Karl Marx – the relevance of his ideas today

“So Karl Marx, it seems, was partly right in arguing that globalisation, financial intermediation run amok, and redistribution of income and wealth distribution of income away from labor to capital could lead to capitalism to self-destruct (though his view that socialism would be better has proven wrong). Firms are cutting jobs because there is not enough final demand. But cutting jobs reduces labor income, increased inequality and reduces final demand”- Nouriel Roubini

“So Karl Marx, it seems, was partly right in arguing that globalisation, financial intermediation run amok, and redistribution of income and wealth distribution of income away from labor to capital could lead to capitalism to self-destruct (though his view that socialism would be better has proven wrong). Firms are cutting jobs because there is not enough final demand. But cutting jobs reduces labor income, increased inequality and reduces final demand”- Nouriel Roubini

As one of the most well-known economists globally, Nouriel Roubini was one of the few pro-capitalist commentators to predict what has now become known as the “great recession” of 2008/2009, thus earning him the title of “Dr.Doom”. Now, as the above quote shows, he has partly conceded that Karl Marx’s analysis of the workings of capitalism has proven to be correct in a recent article entitled “Is Capitalism Doomed?”. Unsurprisingly as a defender of this system, albeit a critical one, he sees an economy based on democratic socialist planning as being failed and discredited.

Since the beginning of August stock markets internationally have been convulsed with fear of a “double dip recession” in the world economy.
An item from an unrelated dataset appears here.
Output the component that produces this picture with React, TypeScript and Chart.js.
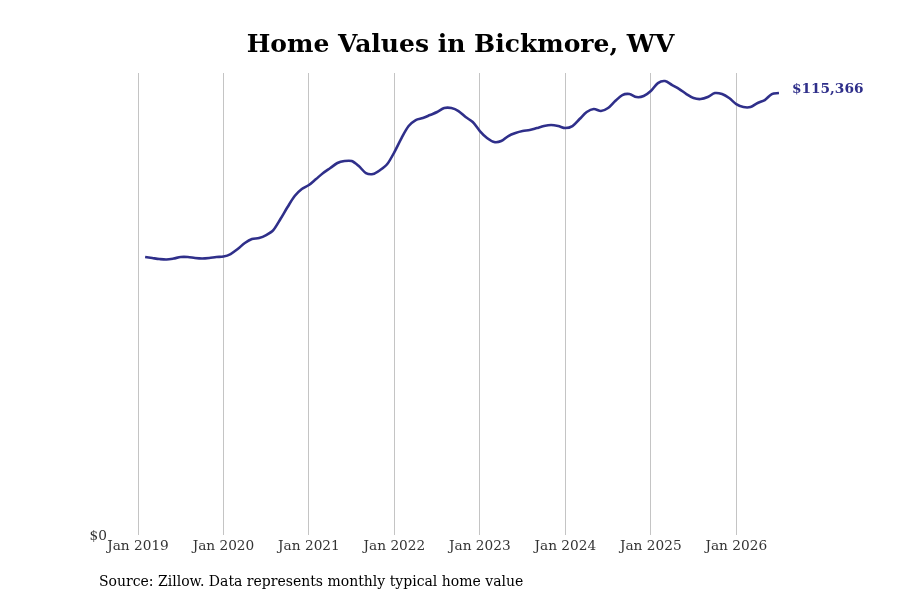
import React, { useEffect, useRef } from "react";
import { Chart, registerables } from "chart.js";

Chart.register(...registerables);

const TITLE = "Home Values in Bickmore, WV";
const SOURCE = "Source: Zillow. Data represents monthly typical home value";
const START_YEAR = 2019;
// months since Jan 2019
const MONTHS: number[] = [
  1, 2, 3, 4, 5, 6, 7, 8, 9, 10, 11, 12,
  13, 14, 15, 16, 17, 18, 19, 20, 21, 22, 23, 24,
  25, 26, 27, 28, 29, 30, 31, 32, 33, 34, 35, 36,
  37, 38, 39, 40, 41, 42, 43, 44, 45, 46, 47, 48,
  49, 50, 51, 52, 53, 54, 55, 56, 57, 58, 59, 60,
  61, 62, 63, 64, 65, 66, 67, 68, 69, 70, 71, 72,
  73, 74, 75, 76, 77, 78, 79, 80, 81, 82, 83, 84,
  85, 86, 87, 88, 89, 90,
];
const VALUES: number[] = [
  72560, 72300, 72040, 71910, 72170, 72560, 72560, 72300, 72170, 72300, 72560, 72690,
  73340, 74650, 76210, 77260, 77520, 78300, 79610, 82480, 85610, 88480, 90310, 91350,
  92920, 94490, 95790, 97100, 97620, 97620, 96310, 94490, 94220, 95270, 96830, 99970,
  103620, 106750, 108320, 108840, 109620, 110410, 111450, 111450, 110670, 109100, 107800, 105450,
  103620, 102580, 102840, 104150, 104930, 105450, 105710, 106230, 106750, 107010, 106750, 106230,
  106750, 108580, 110410, 111190, 110670, 111450, 113280, 114840, 115100, 114320, 114580, 115890,
  117970, 118500, 117450, 116410, 115100, 114060, 113800, 114320, 115360, 115100, 114060, 112500,
  111710, 111710, 112760, 113540, 115100, 115366,
];
const Y_MAX = 120600;
const LINE_COLOR = "#2f2f8a";
const FONT = "'DejaVu Serif', serif";

export default function App() {
  const ref = useRef<HTMLCanvasElement | null>(null);

  useEffect(() => {
    document.body.style.margin = "0";
    if (!ref.current) return;

    const textPlugin = {
      id: "texts",
      afterDraw(chart: any) {
        const { ctx, chartArea } = chart;
        ctx.save();
        ctx.fillStyle = "#000";
        ctx.font = `bold 25px ${FONT}`;
        ctx.textAlign = "center";
        ctx.textBaseline = "middle";
        ctx.fillText(TITLE, (chartArea.left + chartArea.right) / 2 + 2, 45);
        ctx.font = `14px ${FONT}`;
        ctx.textAlign = "left";
        ctx.fillText(SOURCE, 99, 582);
        const meta = chart.getDatasetMeta(0);
        const last = meta.data[meta.data.length - 1];
        const v = VALUES[VALUES.length - 1];
        ctx.fillStyle = LINE_COLOR;
        ctx.font = `bold 13.7px ${FONT}`;
        ctx.fillText("$" + v.toLocaleString("en-US"), last.x + 13, last.y - 4);
        ctx.restore();
      },
    };

    const chart = new Chart(ref.current, {
      type: "line",
      data: {
        datasets: [
          {
            data: MONTHS.map((m, i) => ({ x: m, y: VALUES[i] })),
            borderColor: LINE_COLOR,
            borderWidth: 2.6,
            pointRadius: 0,
            tension: 0.3,
            fill: false,
          },
        ],
      },
      options: {
        animation: false,
        responsive: false,
        layout: { padding: { top: 73, right: 121, bottom: 45, left: 0 } },
        plugins: {
          legend: { display: false },
          title: { display: false },
          tooltip: { enabled: false },
        },
        scales: {
          x: {
            type: "linear",
            min: 0,
            max: 90,
            afterBuildTicks: (s: any) => {
              s.ticks = s.ticks.filter((t: any) => t.value % 12 === 0);
            },
            afterFit: (s: any) => {
              s.height = 20;
            },
            ticks: {
              stepSize: 12,
              padding: 3,
              color: "#333",
              font: { family: FONT, size: 13.7 },
              callback: (v: any) => `Jan ${START_YEAR + Math.round(Number(v) / 12)}`,
              maxRotation: 0,
              autoSkip: false,
            },
            grid: { color: "#c4c4c4", lineWidth: 1, drawTicks: false },
            border: { display: false },
          },
          y: {
            min: 0,
            max: Y_MAX,
            afterBuildTicks: (s: any) => {
              s.ticks = [{ value: 0 }];
            },
            afterFit: (s: any) => {
              s.width = 138;
            },
            ticks: {
              padding: 31,
              labelOffset: 1,
              color: "#333",
              font: { family: FONT, size: 13.7 },
              callback: (v: any) => "$" + Number(v).toLocaleString("en-US"),
            },
            grid: { display: false, drawTicks: false },
            border: { display: false },
          },
        },
      },
      plugins: [textPlugin],
    });

    return () => chart.destroy();
  }, []);

  return (
    <div style={{ width: 900, height: 600 }}>
      <canvas ref={ref} width={900} height={600} style={{ width: 900, height: 600 }} />
    </div>
  );
}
Of course the term “double dip recession” itself implies that there has been a noticeable recovery in economic growth since 2009 when capitalism faced its worst crisis since the great depression of the 1930s.

Clearly for most working class people this has not been the case given the return of mass unemployment and a vicious onslaught on wages and conditions, combined with austerity, being on the order of the day. Within this context workers and young people will begin to embrace the analysis and ideas of Marxism in much more deep and meaningful way than Roubini as they search for an alternative to this crisis ridden system.

In a number of his key writings Karl Marx explained the inherently exploitative and unequal nature of capitalism. He argued that the “value” of all commodities or goods that are produced within an economy was created by the labour of the working class. Yet workers only receive a certain proportion of this value that they have created through payment of their wages, the remainder of this value, or “surplus value” would go to the capitalists in the form of profits. Fundamentally these profits represent the theft of the wealth created by working people.

Since the 1970s capitalism internationally has sought to increase its share of the value created within society by increasing its exploitation of the working class. This as meant that real wages have declined globally and despite the advances in technology workers are forced to work for longer hours. In 1981 the average worker in Britain worked 69,000 hours over his or her lifetime, by 2008 this figure stood at over 82,000 hours.

The massive transfer of wealth that Roubini refers to is illustrated by the fact that in 2010 the chief executives of some of the largest companies in the US earned 343 times the average wage of a US worker. The cutting of expenditure on public services that is now being implemented by capitalist governments in Ireland and throughout Europe also represents an attack on the “social wage” of workers, while taxes on the super-wealthy and big business have been slashed.

Given that workers do not receive the full value of the wealth that they create this in turn means that they are incapable of fully buying back the commodities that they have produced. Marx explained that this led to periodic crises of overproduction .  Such a crisis is taking place within the world economy today which is creating a vicious spiral downwards as a result of job losses and cuts to the income of ordinary people. Up until 2008 capitalist governments, particularly in the United States and Britain, partially overcame this problem by injecting cheap credit into the economy.

For Karl Marx the need for democratic socialist planning of the economy arose out of the anarchy that resulted from capitalism’s drive for profit. Undoubtedly Nouriel Roubini will point to the experiences of Stalinism to try and prove that socialism is a failed system. Yet Karl Marx never advocated that socialism could be achieved by the rule of a dictatorial, bureaucratic elite as existed within the Soviet Union and Eastern Europe.  The Russian revolutionary Leon Trotsky, who was to courageously defend the genuine ideas of Marxism against its Stalinist distortion, correctly argued that democracy to a planned economy was like oxygen to a body.

“Accumulation of wealth at one pole is, therefore, at the same time the accumulation of misery, agony of toil, slavery, ignorance, brutality, mental degradation, at the opposite pole”. Despite being written more than 100 years ago, these words accurately sum up what the dictatorship of the capitalist market means for the vast b­ulk of humanity today.

Globally, vast sums of wealth are being amassed and hoarded by a tiny minority, the richest 300 people in Ireland now one €57 billion, while working and unemployment people face a future of increasing poverty and hardship. Only by fighting for a socialist world, where its resources are collectively owned, controlled and planned by the majority for the majority, can we ensure that this is not inevitable.